Şi Jinping yönetimi, bence, Çin sosyalizminin iki güvenceye dayandığını düşünüyor: İşçi, köylü sınıflarını ve halkı temsil eden ÇKP iktidarı ve üretim güçlerinin çok dinamik bir tempoyla gelişmesi…

ÇKP toplumsal sistemi iktidarın sınıfsal niteliğine göre tanımlamaktadır. Çin’de ise “öncü” konumu pekiştirilen ÇKP iktidarı belirleyicidir. Parti programında yer alan “sınıfsal temsiliyet” ilkesi, bir “iddia” olduğu için eleştirilecektir.

Şi’nin, üretim güçlerindeki gelişimin sürükleyeceği devrim potansiyelini de önemsediğini düşünüyorum. Marx’ın tarihsel maddeciliğe ilişkin önermesini hatırlayalım: “Gelişmelerinin belli bir safhasında maddi üretim güçleri, mevcut üretim ilişkileriyle çatışır.  O zaman bir sosyal ihtilal devri başlar.” (Ekonomi Politiğin Eleştirilmesine Katkı’ya Önsöz)

Toplumsal devrimin örgütlü, Leninist bir sınıf mücadelesiyle değil, “kendiliğinden, barışçı olarak” gerçekleşeceği beklentisi mi söz konusudur?

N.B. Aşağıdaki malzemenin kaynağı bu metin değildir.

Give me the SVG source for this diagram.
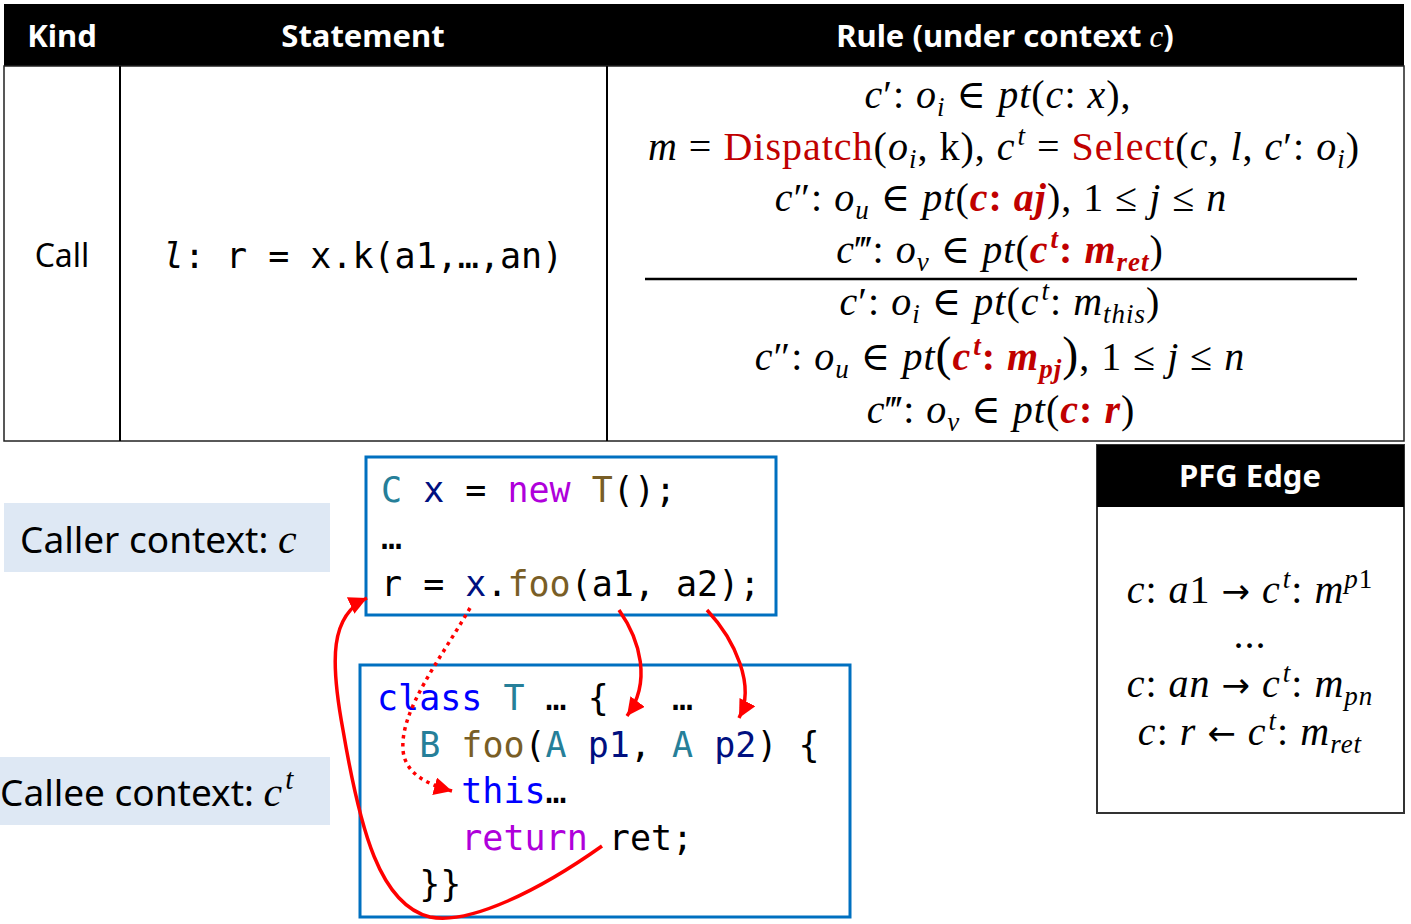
<svg xmlns="http://www.w3.org/2000/svg" width="1411" height="924" viewBox="0 0 1411 924">
<style>
.hd{font-family:"Noto Sans","Open Sans",sans-serif;font-weight:bold;font-size:31px;fill:#fff;text-anchor:middle}
.bd{font-family:"Noto Sans","Open Sans",sans-serif;font-size:32px;fill:#000}
.lbl{font-family:"Noto Sans","Open Sans",sans-serif;font-size:37px;fill:#000}
.mono{font-family:"DejaVu Sans Mono","Liberation Mono",monospace;font-size:35px;fill:#000}
.m{font-family:"Liberation Serif","DejaVu Serif",serif;font-size:40px;letter-spacing:1px;font-style:italic;fill:#000;text-anchor:middle}
.up{font-style:normal}
.r{fill:#C00000}
.b{font-weight:bold}
.s{font-size:27px}
.ar{font-family:"DejaVu Sans",sans-serif;font-style:normal;font-size:34px}
.ty{fill:#267F99}.va{fill:#001080}.kw{fill:#AF00DB}.fn{fill:#795E26}.bl{fill:#0000FF}
.code{fill:#fff;stroke:#0070C0;stroke-width:3}
.ctx{fill:#DEE8F4}
.arr{fill:none;stroke:#FF0000;stroke-width:3.5}
</style>
<defs>
<marker id="ah" markerUnits="userSpaceOnUse" markerWidth="22" markerHeight="20" refX="18" refY="9" orient="auto">
<path d="M0,0 L18,9 L0,18 z" fill="#FF0000"/>
</marker>
</defs>
<rect width="1411" height="924" fill="#fff"/>
<g id="table">
<rect x="4" y="4" width="1400" height="62" fill="#000"/>
<rect x="4" y="66" width="1400" height="375" fill="#fff" stroke="#222" stroke-width="1.5"/>
<line x1="120" y1="66" x2="120" y2="441" stroke="#000" stroke-width="2"/>
<line x1="607" y1="66" x2="607" y2="441" stroke="#000" stroke-width="2"/>
<text class="hd" x="62" y="47">Kind</text>
<text class="hd" x="363" y="47">Statement</text>
<text class="hd" x="1005" y="47">Rule (under context <tspan font-family="Liberation Serif,serif" font-style="italic" font-weight="normal">c</tspan>)</text>
<text class="bd" x="62" y="267" text-anchor="middle">Call</text>
<text class="mono" x="363" y="268" text-anchor="middle"><tspan font-style="italic">l</tspan>: r = x.k(a1,…,an)</text>
<text class="m" x="998" y="108">c<tspan class="up">′: </tspan>o<tspan class="s" dy="8">i</tspan><tspan class="up" dy="-8"> ∈ </tspan>pt<tspan class="up">(</tspan>c<tspan class="up">: </tspan>x<tspan class="up">),</tspan></text>
<text class="m" x="1004" y="160">m<tspan class="up"> = </tspan><tspan class="up r">Dispatch</tspan><tspan class="up">(</tspan>o<tspan class="s" dy="8">i</tspan><tspan class="up" dy="-8">, k), </tspan>c<tspan class="s" dy="-15" dx="2">t</tspan><tspan class="up" dy="15"> = </tspan><tspan class="up r">Select</tspan><tspan class="up">(</tspan>c<tspan class="up">, </tspan>l<tspan class="up">, </tspan>c<tspan class="up">′: </tspan>o<tspan class="s" dy="8">i</tspan><tspan class="up" dy="-8">)</tspan></text>
<text class="m" x="1001" y="211">c<tspan class="up">″: </tspan>o<tspan class="s" dy="8">u</tspan><tspan class="up" dy="-8"> ∈ </tspan>pt<tspan class="up">(</tspan><tspan class="r b">c</tspan><tspan class="up r b">: </tspan><tspan class="r b">aj</tspan><tspan class="up">), 1 ≤ </tspan>j<tspan class="up"> ≤ </tspan>n</text>
<text class="m" x="1000" y="263">c<tspan class="up">‴: </tspan>o<tspan class="s" dy="8">v</tspan><tspan class="up" dy="-8"> ∈ </tspan>pt<tspan class="up">(</tspan><tspan class="r b">c</tspan><tspan class="s r b" dy="-15" dx="2">t</tspan><tspan class="up r b" dy="15">: </tspan><tspan class="r b">m</tspan><tspan class="s r b" dy="8">ret</tspan><tspan class="up" dy="-8">)</tspan></text>
<line x1="645" y1="279" x2="1357" y2="279" stroke="#000" stroke-width="2.5"/>
<text class="m" x="1000" y="315">c<tspan class="up">′: </tspan>o<tspan class="s" dy="8">i</tspan><tspan class="up" dy="-8"> ∈ </tspan>pt<tspan class="up">(</tspan>c<tspan class="s" dy="-15" dx="2">t</tspan><tspan class="up" dy="15">: </tspan>m<tspan class="s" dy="8">this</tspan><tspan class="up" dy="-8">)</tspan></text>
<text class="m" x="1000" y="370">c<tspan class="up">″: </tspan>o<tspan class="s" dy="8">u</tspan><tspan class="up" dy="-8"> ∈ </tspan>pt<tspan class="up" font-size="48">(</tspan><tspan class="r b">c</tspan><tspan class="s r b" dy="-15" dx="2">t</tspan><tspan class="up r b" dy="15">: </tspan><tspan class="r b">m</tspan><tspan class="s r b" dy="8">pj</tspan><tspan class="up" dy="-8" font-size="48">)</tspan><tspan class="up">, 1 ≤ </tspan>j<tspan class="up"> ≤ </tspan>n</text>
<text class="m" x="1001" y="423">c<tspan class="up">‴: </tspan>o<tspan class="s" dy="8">v</tspan><tspan class="up" dy="-8"> ∈ </tspan>pt<tspan class="up">(</tspan><tspan class="r b">c</tspan><tspan class="up r b">: </tspan><tspan class="r b">r</tspan><tspan class="up">)</tspan></text>
</g>
<g id="caller-label">
<rect class="ctx" x="4" y="503" width="326" height="69"/>
<text class="lbl" x="20" y="553">Caller context: <tspan font-family="Liberation Serif,serif" font-style="italic" font-size="42">c</tspan></text>
</g>
<g id="callee-label">
<rect class="ctx" x="0" y="757" width="330" height="68"/>
<text class="lbl" x="0" y="806">Callee context: <tspan font-family="Liberation Serif,serif" font-style="italic" font-size="42">c</tspan><tspan font-family="Liberation Serif,serif" font-style="italic" font-size="29" dy="-17" dx="3">t</tspan></text>
</g>
<g id="caller-code">
<rect class="code" x="366" y="457" width="410" height="158"/>
<text class="mono" x="381" y="502"><tspan class="ty">C</tspan> <tspan class="va">x</tspan> = <tspan class="kw">new</tspan> <tspan class="fn">T</tspan>();</text>
<text class="mono" x="381" y="549">…</text>
<text class="mono" x="381" y="596">r = <tspan class="va">x</tspan>.<tspan class="fn">foo</tspan>(a1, a2);</text>
</g>
<g id="callee-code">
<rect class="code" x="360" y="665" width="490" height="252"/>
<text class="mono" x="377" y="710" xml:space="preserve"><tspan class="bl">class</tspan> <tspan class="ty">T</tspan> … {   …</text>
<text class="mono" x="377" y="757" xml:space="preserve">  <tspan class="ty">B</tspan> <tspan class="fn">foo</tspan>(<tspan class="ty">A</tspan> <tspan class="va">p1</tspan>, <tspan class="ty">A</tspan> <tspan class="va">p2</tspan>) {</text>
<text class="mono" x="377" y="803" xml:space="preserve">    <tspan class="bl">this</tspan>…</text>
<text class="mono" x="377" y="850" xml:space="preserve">    <tspan class="kw">return</tspan> ret;</text>
<text class="mono" x="377" y="896" xml:space="preserve">  }}</text>
</g>
<g id="pfg-edge">
<rect x="1097" y="445" width="307" height="368" fill="#fff" stroke="#333" stroke-width="2"/>
<rect x="1097" y="445" width="307" height="62" fill="#000"/>
<text class="hd" x="1250" y="487">PFG Edge</text>
<text class="m" x="1250" y="603">c<tspan class="up">: </tspan>a<tspan class="up">1 </tspan><tspan class="ar">→</tspan><tspan class="up"> </tspan>c<tspan class="s" dy="-15" dx="2">t</tspan><tspan class="up" dy="15">: </tspan>m<tspan class="s" dy="-15">p</tspan><tspan class="s up">1</tspan></text>
<text class="m" x="1251" y="648">...</text>
<text class="m" x="1250" y="697">c<tspan class="up">: </tspan>an<tspan class="up"> </tspan><tspan class="ar">→</tspan><tspan class="up"> </tspan>c<tspan class="s" dy="-15" dx="2">t</tspan><tspan class="up" dy="15">: </tspan>m<tspan class="s" dy="8">pn</tspan></text>
<text class="m" x="1250" y="745">c<tspan class="up">: </tspan>r<tspan class="up"> </tspan><tspan class="ar">←</tspan><tspan class="up"> </tspan>c<tspan class="s" dy="-15" dx="2">t</tspan><tspan class="up" dy="15">: </tspan>m<tspan class="s" dy="8">ret</tspan></text>
</g>
<g id="connectors">
<path class="arr" d="M619,610 C640,640 652,682 627,716" marker-end="url(#ah)"/>
<path class="arr" d="M707,610 C735,640 756,686 739,718" marker-end="url(#ah)"/>
<path class="arr" d="M470,608 C440,660 400,710 403,750 C405,775 430,785 452,791" stroke-dasharray="3.5 4.5" marker-end="url(#ah)"/>
<path class="arr" d="M602,846 C540,890 470,925 430,917 C380,905 360,830 343,730 C330,660 330,615 367,598" marker-end="url(#ah)"/>
</g>
</svg>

Sosyalizm tarihinde bu beklentiye ağırlık veren akımların, düşünürlerin, Şi’nin galiba benimsediği “teknolojik determinizm” anlayışı ile sınırlı olmadığını hatırlayalım.

***

ÇKP Merkez Komitesi Raporu 2049’daki Çin sosyalizmini şu ifadelerle öngörmekle yetiniyor: “Müreffeh, güçlü, demokratik, kültürel olarak ileri, ahenkli, güzel; bileşik ulusal güç ve uluslararası etki bakımından önde gelen sosyalist bir ülke…”

Hegemonya arayışını itinayla dışlayan; buna karşılık dünyayı etkileyebilecek bir Çin vurgulaması… Nasıl etkileyecek? Kongre Raporu’ndan bir alıntıyla yetinelim: “Çin asla hegemonya aramayacak, genişlemeye kalkışmayacak; güce dayalı politikalar izlemeyecektir. Gelişmekte olan ülkelerin ortak çıkarlarını güvenceye alacak; uluslararası ilişkilerde demokratikleşmeyi savunacaktır.”